Produce an exact copy of the lines below that run from the line containing "Recreate this image" to the line containing "minimum width=75pt, minimum", inclusive; any picture is omitted.

#### INPUT RECORDS ####

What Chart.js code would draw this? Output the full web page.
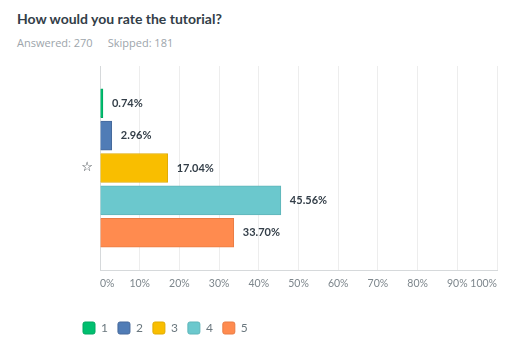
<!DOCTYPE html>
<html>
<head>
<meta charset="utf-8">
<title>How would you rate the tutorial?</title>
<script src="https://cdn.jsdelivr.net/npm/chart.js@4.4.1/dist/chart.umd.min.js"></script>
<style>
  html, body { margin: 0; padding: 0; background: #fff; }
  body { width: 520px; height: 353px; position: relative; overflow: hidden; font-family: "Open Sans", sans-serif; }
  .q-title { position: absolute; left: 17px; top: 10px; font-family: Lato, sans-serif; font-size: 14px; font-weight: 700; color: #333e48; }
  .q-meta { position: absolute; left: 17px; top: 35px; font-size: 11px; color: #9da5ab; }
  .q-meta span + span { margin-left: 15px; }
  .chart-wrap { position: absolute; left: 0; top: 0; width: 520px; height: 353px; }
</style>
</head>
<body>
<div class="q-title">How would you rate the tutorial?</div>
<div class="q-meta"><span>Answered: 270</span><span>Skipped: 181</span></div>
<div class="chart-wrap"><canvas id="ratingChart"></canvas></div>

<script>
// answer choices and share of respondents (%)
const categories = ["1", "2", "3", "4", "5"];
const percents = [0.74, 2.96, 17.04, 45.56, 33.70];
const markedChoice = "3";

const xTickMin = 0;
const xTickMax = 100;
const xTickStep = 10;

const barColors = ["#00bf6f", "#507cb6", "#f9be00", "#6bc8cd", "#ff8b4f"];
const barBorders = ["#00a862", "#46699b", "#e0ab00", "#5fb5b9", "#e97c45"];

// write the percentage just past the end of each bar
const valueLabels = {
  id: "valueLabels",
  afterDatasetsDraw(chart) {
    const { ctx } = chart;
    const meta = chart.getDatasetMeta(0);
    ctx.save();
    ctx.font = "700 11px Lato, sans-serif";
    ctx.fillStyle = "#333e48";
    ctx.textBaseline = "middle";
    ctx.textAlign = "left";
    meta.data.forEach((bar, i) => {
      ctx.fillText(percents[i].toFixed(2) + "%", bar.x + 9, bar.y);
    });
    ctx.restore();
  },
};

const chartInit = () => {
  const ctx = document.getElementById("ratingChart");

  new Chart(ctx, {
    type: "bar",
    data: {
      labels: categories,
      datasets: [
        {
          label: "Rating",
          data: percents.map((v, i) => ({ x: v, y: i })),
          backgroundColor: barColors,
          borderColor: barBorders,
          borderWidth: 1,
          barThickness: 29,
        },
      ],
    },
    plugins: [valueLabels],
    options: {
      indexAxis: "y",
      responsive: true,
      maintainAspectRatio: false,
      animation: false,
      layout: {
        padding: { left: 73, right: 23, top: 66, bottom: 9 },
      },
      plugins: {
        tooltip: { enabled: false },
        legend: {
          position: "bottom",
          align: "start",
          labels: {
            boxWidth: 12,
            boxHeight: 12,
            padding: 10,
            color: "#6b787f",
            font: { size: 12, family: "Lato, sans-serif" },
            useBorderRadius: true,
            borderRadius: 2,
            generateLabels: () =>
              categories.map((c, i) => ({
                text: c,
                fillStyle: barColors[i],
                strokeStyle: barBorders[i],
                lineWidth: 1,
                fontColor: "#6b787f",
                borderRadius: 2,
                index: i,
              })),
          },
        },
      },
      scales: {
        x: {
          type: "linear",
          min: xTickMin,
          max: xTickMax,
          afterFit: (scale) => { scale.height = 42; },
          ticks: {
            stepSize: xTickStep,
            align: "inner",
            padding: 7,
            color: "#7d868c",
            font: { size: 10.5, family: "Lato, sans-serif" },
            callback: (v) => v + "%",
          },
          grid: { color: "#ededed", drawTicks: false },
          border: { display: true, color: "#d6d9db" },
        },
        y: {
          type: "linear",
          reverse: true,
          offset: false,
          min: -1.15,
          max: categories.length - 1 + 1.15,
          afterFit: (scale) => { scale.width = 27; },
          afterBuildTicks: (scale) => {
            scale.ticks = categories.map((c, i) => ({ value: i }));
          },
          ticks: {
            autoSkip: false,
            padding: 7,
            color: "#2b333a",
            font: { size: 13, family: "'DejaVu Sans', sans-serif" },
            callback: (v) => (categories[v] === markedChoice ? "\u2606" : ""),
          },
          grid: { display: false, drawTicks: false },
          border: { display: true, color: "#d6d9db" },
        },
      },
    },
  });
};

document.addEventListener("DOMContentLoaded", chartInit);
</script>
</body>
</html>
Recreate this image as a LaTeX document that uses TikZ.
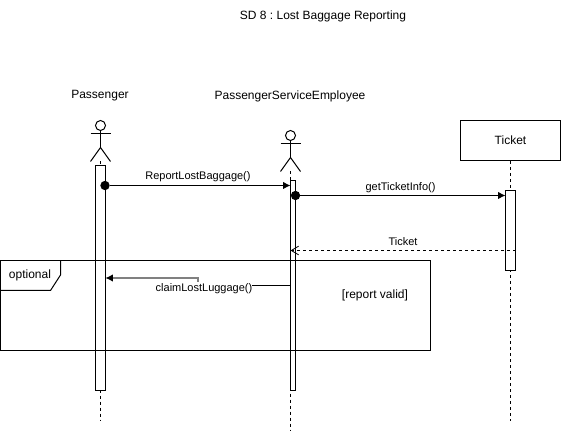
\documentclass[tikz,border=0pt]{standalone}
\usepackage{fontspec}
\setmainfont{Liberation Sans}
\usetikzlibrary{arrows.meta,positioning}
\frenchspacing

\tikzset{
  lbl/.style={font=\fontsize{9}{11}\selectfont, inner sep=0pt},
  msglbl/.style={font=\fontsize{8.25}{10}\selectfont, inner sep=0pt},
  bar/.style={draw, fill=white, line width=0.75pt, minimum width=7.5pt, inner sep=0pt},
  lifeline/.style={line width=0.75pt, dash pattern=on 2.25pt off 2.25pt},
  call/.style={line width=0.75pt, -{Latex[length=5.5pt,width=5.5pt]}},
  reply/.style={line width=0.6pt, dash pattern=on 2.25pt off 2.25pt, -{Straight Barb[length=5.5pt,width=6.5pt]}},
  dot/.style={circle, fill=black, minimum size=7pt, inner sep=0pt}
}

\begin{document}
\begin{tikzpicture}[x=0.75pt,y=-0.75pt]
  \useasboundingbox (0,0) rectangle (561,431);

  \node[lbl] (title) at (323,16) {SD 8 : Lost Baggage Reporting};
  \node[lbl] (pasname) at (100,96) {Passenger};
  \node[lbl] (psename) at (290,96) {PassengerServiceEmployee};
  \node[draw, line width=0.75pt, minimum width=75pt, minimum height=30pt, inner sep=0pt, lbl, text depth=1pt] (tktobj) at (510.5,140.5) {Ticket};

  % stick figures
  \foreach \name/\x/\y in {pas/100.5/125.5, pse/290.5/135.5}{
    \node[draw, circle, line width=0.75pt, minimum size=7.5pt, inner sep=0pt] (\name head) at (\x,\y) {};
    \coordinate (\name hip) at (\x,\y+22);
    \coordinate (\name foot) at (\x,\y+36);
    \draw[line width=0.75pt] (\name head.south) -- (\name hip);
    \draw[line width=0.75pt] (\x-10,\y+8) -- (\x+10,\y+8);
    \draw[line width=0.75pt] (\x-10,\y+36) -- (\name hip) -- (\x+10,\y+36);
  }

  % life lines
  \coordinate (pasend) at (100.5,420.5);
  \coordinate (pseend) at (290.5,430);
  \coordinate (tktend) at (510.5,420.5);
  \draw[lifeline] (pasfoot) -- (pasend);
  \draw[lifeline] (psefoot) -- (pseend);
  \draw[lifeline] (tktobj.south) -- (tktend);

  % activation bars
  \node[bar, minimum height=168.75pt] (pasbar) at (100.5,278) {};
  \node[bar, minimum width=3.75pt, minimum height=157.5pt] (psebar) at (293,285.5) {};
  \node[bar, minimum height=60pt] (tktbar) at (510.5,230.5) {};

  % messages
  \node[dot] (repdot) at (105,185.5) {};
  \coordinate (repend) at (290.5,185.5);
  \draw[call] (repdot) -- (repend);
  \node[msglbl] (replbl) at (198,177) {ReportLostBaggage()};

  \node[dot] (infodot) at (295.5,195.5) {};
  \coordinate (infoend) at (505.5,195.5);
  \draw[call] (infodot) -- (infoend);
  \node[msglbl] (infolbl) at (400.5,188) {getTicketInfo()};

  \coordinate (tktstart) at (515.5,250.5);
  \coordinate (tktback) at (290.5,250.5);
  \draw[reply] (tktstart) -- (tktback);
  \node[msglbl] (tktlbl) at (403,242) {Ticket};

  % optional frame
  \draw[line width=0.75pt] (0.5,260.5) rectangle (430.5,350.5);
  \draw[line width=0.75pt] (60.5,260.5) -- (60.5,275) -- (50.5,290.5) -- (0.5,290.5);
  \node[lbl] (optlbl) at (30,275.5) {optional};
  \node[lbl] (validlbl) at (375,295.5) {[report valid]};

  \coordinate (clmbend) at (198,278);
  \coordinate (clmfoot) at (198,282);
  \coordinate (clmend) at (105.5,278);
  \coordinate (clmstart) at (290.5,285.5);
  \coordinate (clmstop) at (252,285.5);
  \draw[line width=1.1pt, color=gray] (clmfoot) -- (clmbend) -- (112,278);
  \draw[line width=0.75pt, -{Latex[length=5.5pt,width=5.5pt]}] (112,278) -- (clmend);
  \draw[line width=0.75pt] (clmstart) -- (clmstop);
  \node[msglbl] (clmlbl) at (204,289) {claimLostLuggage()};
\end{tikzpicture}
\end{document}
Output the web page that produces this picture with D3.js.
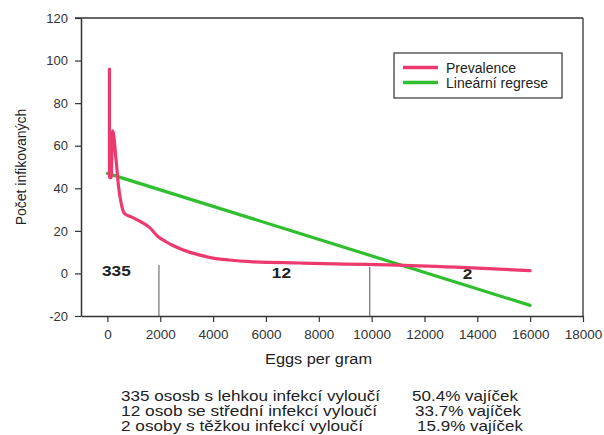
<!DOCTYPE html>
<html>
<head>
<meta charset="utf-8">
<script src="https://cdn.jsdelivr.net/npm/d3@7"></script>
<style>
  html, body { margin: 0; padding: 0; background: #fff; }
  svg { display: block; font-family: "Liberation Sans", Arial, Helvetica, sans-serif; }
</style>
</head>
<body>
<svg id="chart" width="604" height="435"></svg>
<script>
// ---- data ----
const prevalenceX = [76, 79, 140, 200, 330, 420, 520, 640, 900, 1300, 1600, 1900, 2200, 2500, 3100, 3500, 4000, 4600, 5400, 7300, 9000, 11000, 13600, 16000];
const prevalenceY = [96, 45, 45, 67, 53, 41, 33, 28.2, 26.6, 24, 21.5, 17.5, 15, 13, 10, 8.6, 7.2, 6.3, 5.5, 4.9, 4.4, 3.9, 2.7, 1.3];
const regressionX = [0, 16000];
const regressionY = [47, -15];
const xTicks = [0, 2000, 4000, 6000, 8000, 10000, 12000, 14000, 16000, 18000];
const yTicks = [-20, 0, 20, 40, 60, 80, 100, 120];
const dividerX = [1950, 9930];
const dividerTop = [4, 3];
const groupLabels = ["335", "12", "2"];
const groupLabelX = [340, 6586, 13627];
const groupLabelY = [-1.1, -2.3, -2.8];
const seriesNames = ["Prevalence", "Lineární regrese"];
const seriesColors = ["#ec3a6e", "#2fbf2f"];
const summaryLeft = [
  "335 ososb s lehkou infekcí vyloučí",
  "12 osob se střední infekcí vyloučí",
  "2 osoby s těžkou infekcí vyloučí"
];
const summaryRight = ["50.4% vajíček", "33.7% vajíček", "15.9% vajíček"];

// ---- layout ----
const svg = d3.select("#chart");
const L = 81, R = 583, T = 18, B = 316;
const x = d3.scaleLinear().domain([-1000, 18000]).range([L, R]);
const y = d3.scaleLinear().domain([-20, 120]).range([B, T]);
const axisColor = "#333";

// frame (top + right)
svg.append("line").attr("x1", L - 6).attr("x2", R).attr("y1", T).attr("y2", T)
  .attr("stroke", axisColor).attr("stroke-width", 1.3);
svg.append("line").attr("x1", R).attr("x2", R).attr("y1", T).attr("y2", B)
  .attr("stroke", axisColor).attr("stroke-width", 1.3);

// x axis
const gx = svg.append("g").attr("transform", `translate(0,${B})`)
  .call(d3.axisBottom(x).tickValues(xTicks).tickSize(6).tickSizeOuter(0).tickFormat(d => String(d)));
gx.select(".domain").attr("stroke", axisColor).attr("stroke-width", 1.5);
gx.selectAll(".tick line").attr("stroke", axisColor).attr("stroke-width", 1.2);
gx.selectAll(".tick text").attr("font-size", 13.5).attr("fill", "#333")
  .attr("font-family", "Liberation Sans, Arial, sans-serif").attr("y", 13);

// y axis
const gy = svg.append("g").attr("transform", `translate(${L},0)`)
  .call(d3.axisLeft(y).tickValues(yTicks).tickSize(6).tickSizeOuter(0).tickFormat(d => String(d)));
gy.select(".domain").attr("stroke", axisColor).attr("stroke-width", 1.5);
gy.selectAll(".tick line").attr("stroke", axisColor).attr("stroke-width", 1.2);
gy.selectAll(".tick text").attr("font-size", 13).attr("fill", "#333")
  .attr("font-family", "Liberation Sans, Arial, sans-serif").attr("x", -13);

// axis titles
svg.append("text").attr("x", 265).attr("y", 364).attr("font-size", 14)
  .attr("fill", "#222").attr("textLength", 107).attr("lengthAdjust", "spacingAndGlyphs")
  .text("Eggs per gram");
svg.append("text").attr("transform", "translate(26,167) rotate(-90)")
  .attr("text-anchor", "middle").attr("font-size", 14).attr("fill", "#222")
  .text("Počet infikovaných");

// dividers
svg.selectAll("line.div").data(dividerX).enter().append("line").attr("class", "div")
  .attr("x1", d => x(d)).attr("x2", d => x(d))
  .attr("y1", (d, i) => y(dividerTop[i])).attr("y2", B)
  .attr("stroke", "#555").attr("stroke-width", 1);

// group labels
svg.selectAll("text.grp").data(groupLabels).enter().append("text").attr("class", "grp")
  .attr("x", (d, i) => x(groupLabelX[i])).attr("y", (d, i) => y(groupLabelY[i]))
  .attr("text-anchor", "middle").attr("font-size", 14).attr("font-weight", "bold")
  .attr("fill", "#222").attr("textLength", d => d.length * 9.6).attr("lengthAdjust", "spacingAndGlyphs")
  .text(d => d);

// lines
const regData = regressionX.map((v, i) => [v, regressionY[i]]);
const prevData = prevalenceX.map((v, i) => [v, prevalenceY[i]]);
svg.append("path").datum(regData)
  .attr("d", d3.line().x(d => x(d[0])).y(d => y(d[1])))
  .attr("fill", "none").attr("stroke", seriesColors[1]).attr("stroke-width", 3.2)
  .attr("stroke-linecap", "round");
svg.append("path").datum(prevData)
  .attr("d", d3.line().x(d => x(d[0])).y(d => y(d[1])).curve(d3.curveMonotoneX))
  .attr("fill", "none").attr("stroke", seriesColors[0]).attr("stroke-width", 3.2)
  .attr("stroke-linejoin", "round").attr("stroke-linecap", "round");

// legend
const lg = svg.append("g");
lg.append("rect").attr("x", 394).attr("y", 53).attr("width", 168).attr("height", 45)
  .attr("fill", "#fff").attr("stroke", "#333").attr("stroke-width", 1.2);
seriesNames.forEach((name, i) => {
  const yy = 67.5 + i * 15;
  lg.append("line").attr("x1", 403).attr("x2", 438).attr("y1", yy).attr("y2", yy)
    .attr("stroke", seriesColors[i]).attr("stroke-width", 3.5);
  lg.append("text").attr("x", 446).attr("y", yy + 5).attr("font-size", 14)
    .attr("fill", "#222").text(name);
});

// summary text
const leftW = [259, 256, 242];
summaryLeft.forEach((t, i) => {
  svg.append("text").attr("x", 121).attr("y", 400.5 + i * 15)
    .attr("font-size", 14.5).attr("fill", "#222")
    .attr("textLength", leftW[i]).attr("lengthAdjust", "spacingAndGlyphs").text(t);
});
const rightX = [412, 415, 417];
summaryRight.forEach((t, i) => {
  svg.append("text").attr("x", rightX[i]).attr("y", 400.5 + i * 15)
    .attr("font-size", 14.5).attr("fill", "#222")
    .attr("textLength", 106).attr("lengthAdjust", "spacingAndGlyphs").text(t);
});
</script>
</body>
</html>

####

*THE COMPLETED TASK*.
Recreate this image as a LaTeX document that uses TikZ.
\documentclass[tikz,border=0pt]{standalone}
\usepackage{fontspec}
\setmainfont{Liberation Sans}
\usetikzlibrary{arrows.meta,positioning}
\frenchspacing

\tikzset{
  lbl/.style={font=\fontsize{9}{11}\selectfont, inner sep=0pt},
  msglbl/.style={font=\fontsize{8.25}{10}\selectfont, inner sep=0pt},
  bar/.style={draw, fill=white, line width=0.75pt, minimum width=7.5pt, inner sep=0pt},
  lifeline/.style={line width=0.75pt, dash pattern=on 2.25pt off 2.25pt},
  call/.style={line width=0.75pt, -{Latex[length=5.5pt,width=5.5pt]}},
  reply/.style={line width=0.6pt, dash pattern=on 2.25pt off 2.25pt, -{Straight Barb[length=5.5pt,width=6.5pt]}},
  dot/.style={circle, fill=black, minimum size=7pt, inner sep=0pt}
}

\begin{document}
\begin{tikzpicture}[x=0.75pt,y=-0.75pt]
  \useasboundingbox (0,0) rectangle (561,431);

  \node[lbl] (title) at (323,16) {SD 8 : Lost Baggage Reporting};
  \node[lbl] (pasname) at (100,96) {Passenger};
  \node[lbl] (psename) at (290,96) {PassengerServiceEmployee};
  \node[draw, line width=0.75pt, minimum width=75pt, minimum height=30pt, inner sep=0pt, lbl, text depth=1pt] (tktobj) at (510.5,140.5) {Ticket};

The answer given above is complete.